Research & Papers

Breaking the Training Barrier of Billion-Parameter Universal Machine Learning Interatomic Potentials

New distributed training system hits 1.2 EFLOPS, compressing weeks of training to just hours.

Deep Dive

A team of researchers has shattered a major bottleneck in AI-for-Science by developing a system that trains billion-parameter physics models orders of magnitude faster. They introduced two key innovations: MatRIS-MoE, a massive Mixture-of-Experts model designed as a universal Machine Learning Interatomic Potential (uMLIP), and Janus, a novel high-dimensional distributed training framework specifically engineered for these complex models. uMLIPs are foundational AI models pre-trained on diverse datasets to perform quantum-accurate simulations of materials and molecules, but their training has been prohibitively slow due to the need for second-order derivatives and explosive computational overhead at scale.

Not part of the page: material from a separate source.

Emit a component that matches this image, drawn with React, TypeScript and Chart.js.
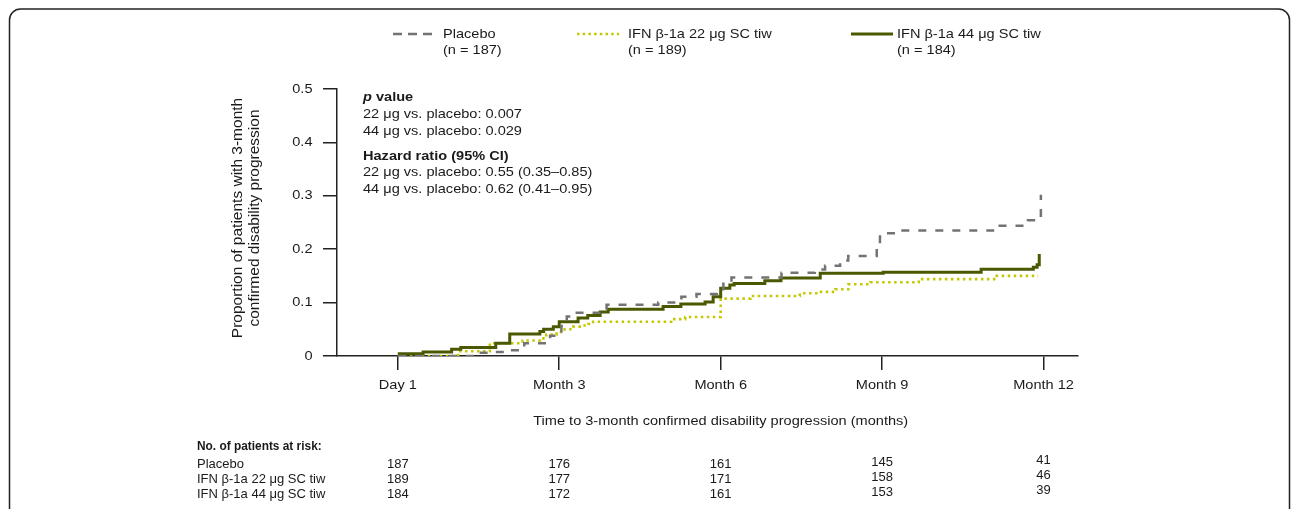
import React, { useEffect, useRef } from 'react';
import { Chart, registerables } from 'chart.js';
Chart.register(...registerables);

// ---- data (months, cumulative proportion) ----
const placeboT = [0, 1.52, 1.8, 2.05, 2.35, 2.83, 3.04, 3.14, 3.29, 3.88, 4.84, 5.27, 5.55, 5.93, 6.05, 6.2, 7.13, 7.75, 7.94, 8.22, 8.37, 8.9, 8.96, 9.24, 11.06, 11.71, 11.92, 11.95];
const placeboV = [0, 0.006, 0.0075, 0.011, 0.024, 0.038, 0.056, 0.074, 0.081, 0.096, 0.1, 0.111, 0.116, 0.12, 0.139, 0.147, 0.156, 0.162, 0.169, 0.179, 0.1875, 0.205, 0.23, 0.235, 0.244, 0.254, 0.26, 0.302];

const ifn22T = [0, 1.12, 1.71, 2.32, 2.64, 2.76, 2.95, 3.1, 3.26, 3.42, 3.54, 3.63, 5.08, 5.34, 6.0, 6.05, 6.55, 7.47, 7.82, 8.13, 8.37, 8.78, 9.68, 11.13, 11.9];
const ifn22V = [0, 0.009, 0.024, 0.029, 0.033, 0.04, 0.045, 0.05, 0.055, 0.057, 0.06, 0.064, 0.069, 0.073, 0.106, 0.1075, 0.1125, 0.1175, 0.12, 0.125, 0.1345, 0.138, 0.144, 0.15, 0.15];

const ifn44T = [0, 0.47, 1.0, 1.17, 1.82, 2.08, 2.64, 2.71, 2.89, 3.0, 3.35, 3.53, 3.76, 3.91, 4.93, 5.26, 5.71, 5.86, 6.0, 6.17, 6.25, 6.82, 7.12, 7.85, 9.02, 10.84, 11.81, 11.88, 11.92];
const ifn44V = [0.004, 0.0075, 0.0125, 0.016, 0.024, 0.041, 0.046, 0.05, 0.055, 0.064, 0.071, 0.076, 0.0825, 0.0875, 0.0925, 0.0975, 0.101, 0.111, 0.127, 0.133, 0.136, 0.141, 0.146, 0.155, 0.157, 0.1625, 0.166, 0.171, 0.191];

const xTickValues = [0, 3, 6, 9, 12];
const xTickLabels = ['Day 1', 'Month 3', 'Month 6', 'Month 9', 'Month 12'];
const yTickValues = [0, 0.1, 0.2, 0.3, 0.4, 0.5];

const seriesNames = ['Placebo', 'IFN β-1a 22 μg SC tiw', 'IFN β-1a 44 μg SC tiw'];
const seriesN = ['(n = 187)', '(n = 189)', '(n = 184)'];
const riskLabels = ['Placebo', 'IFN β-1a 22 μg SC tiw', 'IFN β-1a 44 μg SC tiw'];
const riskPlacebo = [187, 176, 161, 145, 41];
const risk22 = [189, 177, 171, 158, 46];
const risk44 = [184, 172, 161, 153, 39];

const pLines = ['22 μg vs. placebo: 0.007', '44 μg vs. placebo: 0.029'];
const hrLines = ['22 μg vs. placebo: 0.55 (0.35–0.85)', '44 μg vs. placebo: 0.62 (0.41–0.95)'];

const FONT = '"Liberation Sans", Arial, Helvetica, sans-serif';
const TXT = '#1a1a1a';
const C_PLA = '#737373';
const C_22 = '#c4c800';
const C_44 = '#4b5800';
const SX = 1.12; // horizontal stretch of the reference typography

const toXY = (t: number[], v: number[]) => t.map((x, i) => ({ x, y: v[i] }));

function txt(ctx: CanvasRenderingContext2D, s: string, x: number, y: number, align: CanvasTextAlign, font: string, sx = SX) {
  ctx.save();
  ctx.font = font;
  ctx.textAlign = align;
  ctx.textBaseline = 'middle';
  ctx.translate(x, y);
  ctx.scale(sx, 1);
  ctx.fillText(s, 0, 0);
  ctx.restore();
}

const overlay = {
  id: 'overlay',
  afterDraw(chart: any) {
    const ctx = chart.ctx as CanvasRenderingContext2D;
    const xs = chart.scales.x;
    const ys = chart.scales.y;
    ctx.save();
    // frame
    ctx.strokeStyle = '#222';
    ctx.lineWidth = 1.5;
    ctx.beginPath();
    const r = 11, L = 9.5, T = 9, R = 1289.5, B = 540;
    ctx.moveTo(L, B);
    ctx.lineTo(L, T + r);
    ctx.arcTo(L, T, L + r, T, r);
    ctx.lineTo(R - r, T);
    ctx.arcTo(R, T, R, T + r, r);
    ctx.lineTo(R, B);
    ctx.stroke();

    ctx.fillStyle = TXT;
    const F = `13px ${FONT}`;
    const FB = `bold 13px ${FONT}`;

    // legend
    const legX = [393, 577, 851];
    const legTx = [443, 628, 897];
    const styles = [
      { c: C_PLA, d: [9, 6], w: 2.5 },
      { c: C_22, d: [2.5, 3.2], w: 2.6 },
      { c: C_44, d: [], w: 3 },
    ];
    for (let i = 0; i < 3; i++) {
      ctx.save();
      ctx.strokeStyle = styles[i].c;
      ctx.lineWidth = styles[i].w;
      ctx.setLineDash(styles[i].d);
      ctx.beginPath();
      ctx.moveTo(legX[i], 34);
      ctx.lineTo(legX[i] + 42, 34);
      ctx.stroke();
      ctx.restore();
      txt(ctx, seriesNames[i], legTx[i], 34, 'left', F);
      txt(ctx, seriesN[i], legTx[i], 50.5, 'left', F);
    }

    // annotation
    const ax = 363;
    ctx.font = `italic bold 13px ${FONT}`;
    const pw = ctx.measureText('p').width * SX;
    txt(ctx, 'p', ax, 97.5, 'left', `italic bold 13px ${FONT}`);
    txt(ctx, ' value', ax + pw, 97.5, 'left', FB);
    txt(ctx, pLines[0], ax, 114.5, 'left', F);
    txt(ctx, pLines[1], ax, 131.5, 'left', F);
    txt(ctx, 'Hazard ratio (95% CI)', ax, 156, 'left', FB);
    txt(ctx, hrLines[0], ax, 172.5, 'left', F);
    txt(ctx, hrLines[1], ax, 189.5, 'left', F);

    // y tick labels
    yTickValues.forEach((v) => {
      txt(ctx, v === 0 ? '0' : v.toFixed(1), 312.5, ys.getPixelForValue(v), 'right', F);
    });
    // x tick labels
    xTickValues.forEach((v, i) => {
      txt(ctx, xTickLabels[i], xs.getPixelForValue(v), 385, 'center', F);
    });

    // y axis title
    ctx.save();
    ctx.translate(238, 218);
    ctx.rotate(-Math.PI / 2);
    ctx.font = `15.5px ${FONT}`;
    ctx.textAlign = 'center';
    ctx.textBaseline = 'middle';
    ctx.fillText('Proportion of patients with 3-month', 0, 0);
    ctx.fillText('confirmed disability progression', 0, 16.5);
    ctx.restore();

    // x axis title
    const xc = (xs.getPixelForValue(0) + xs.getPixelForValue(12)) / 2;
    txt(ctx, 'Time to 3-month confirmed disability progression (months)', xc, 421.5, 'center', F);

    // risk table
    txt(ctx, 'No. of patients at risk:', 197, 447, 'left', `bold 12.5px ${FONT}`, 0.95);
    const rows = [riskPlacebo, risk22, risk44];
    const rowY = [464, 479, 494];
    const colDy = [0, 0, 0, -1.5, -4];
    for (let i = 0; i < 3; i++) {
      txt(ctx, riskLabels[i], 197, rowY[i], 'left', F, 1.0);
      rows[i].forEach((n, j) => {
        txt(ctx, String(n), xs.getPixelForValue(xTickValues[j]), rowY[i] + colDy[j], 'center', F, 1.0);
      });
    }
    ctx.restore();
  },
};

export default function App() {
  const ref = useRef<HTMLCanvasElement>(null);
  useEffect(() => {
    if (!ref.current) return;
    const chart = new Chart(ref.current, {
      type: 'line',
      data: {
        datasets: [
          {
            label: seriesNames[0],
            data: toXY(placeboT, placeboV),
            borderColor: C_PLA,
            borderWidth: 2.5,
            borderDash: [8, 9],
            stepped: 'before',
            pointRadius: 0,
            fill: false,
            order: 0,
          },
          {
            label: seriesNames[2],
            data: toXY(ifn44T, ifn44V),
            borderColor: C_44,
            borderWidth: 3,
            stepped: 'before',
            pointRadius: 0,
            fill: false,
            order: 1,
          },
          {
            label: seriesNames[1],
            data: toXY(ifn22T, ifn22V),
            borderColor: C_22,
            borderWidth: 2.6,
            borderDash: [2.5, 3.5],
            stepped: 'before',
            pointRadius: 0,
            fill: false,
            order: 2,
          },
        ],
      },
      options: {
        animation: false,
        responsive: false,
        maintainAspectRatio: false,
        layout: { padding: { left: 277, right: 214, top: 89, bottom: 113 } },
        plugins: { legend: { display: false }, tooltip: { enabled: false } },
        scales: {
          x: {
            type: 'linear',
            min: -1.13,
            max: 12.64,
            afterBuildTicks: (s: any) => {
              s.ticks = xTickValues.map((v) => ({ value: v }));
            },
            afterFit: (s: any) => {
              s.height = 40;
            },
            ticks: { display: false, autoSkip: false, maxRotation: 0 },
            grid: { drawOnChartArea: false, drawTicks: true, tickLength: 14, color: '#222', lineWidth: 1.5 },
            border: { display: true, color: '#222', width: 1.5 },
          },
          y: {
            min: 0,
            max: 0.5,
            afterBuildTicks: (s: any) => {
              s.ticks = yTickValues.map((v) => ({ value: v }));
            },
            afterFit: (s: any) => {
              s.width = 60;
            },
            ticks: { display: false },
            grid: { drawOnChartArea: false, drawTicks: true, tickLength: 14, color: '#222', lineWidth: 1.5 },
            border: { display: true, color: '#222', width: 1.5 },
          },
        },
      },
      plugins: [overlay],
    } as any);
    return () => chart.destroy();
  }, []);
  return (
    <div style={{ position: 'fixed', left: 0, top: 0, width: 1292, height: 509, background: '#fff' }}>
      <canvas ref={ref} width={1292} height={509} style={{ display: 'block' }} />
    </div>
  );
}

Janus tackles this with hardware-aware optimizations, enabling it to run efficiently across two Exascale supercomputers. The system achieved a staggering peak performance of 1.2 EFLOPS in single precision, representing 24-35.5% of the theoretical peak, while maintaining over 90% parallel efficiency. This performance leap compresses the training timeline for a billion-parameter uMLIP from what previously took weeks down to mere hours. The work establishes a new benchmark for AI4S foundation models and provides the essential high-performance computing infrastructure to accelerate discoveries in chemistry, materials science, and drug design by making rapid, large-scale physical simulations feasible.

Key Points
  • Introduced Janus, a first-of-its-kind distributed training framework for universal Machine Learning Interatomic Potentials (uMLIPs), solving the lack of parallel frameworks for models requiring second-order derivatives.
  • Achieved 1.2 EFLOPS performance on Exascale supercomputers with >90% parallel efficiency, compressing billion-parameter model training from weeks to hours.
  • The MatRIS-MoE model and Janus framework together set a new high-water mark for AI-for-Science foundation models, enabling rapid, quantum-accurate simulations across the periodic table.

Why It Matters

This breakthrough drastically accelerates the discovery of new materials, chemicals, and pharmaceuticals by making high-fidelity atomic-scale simulation practical.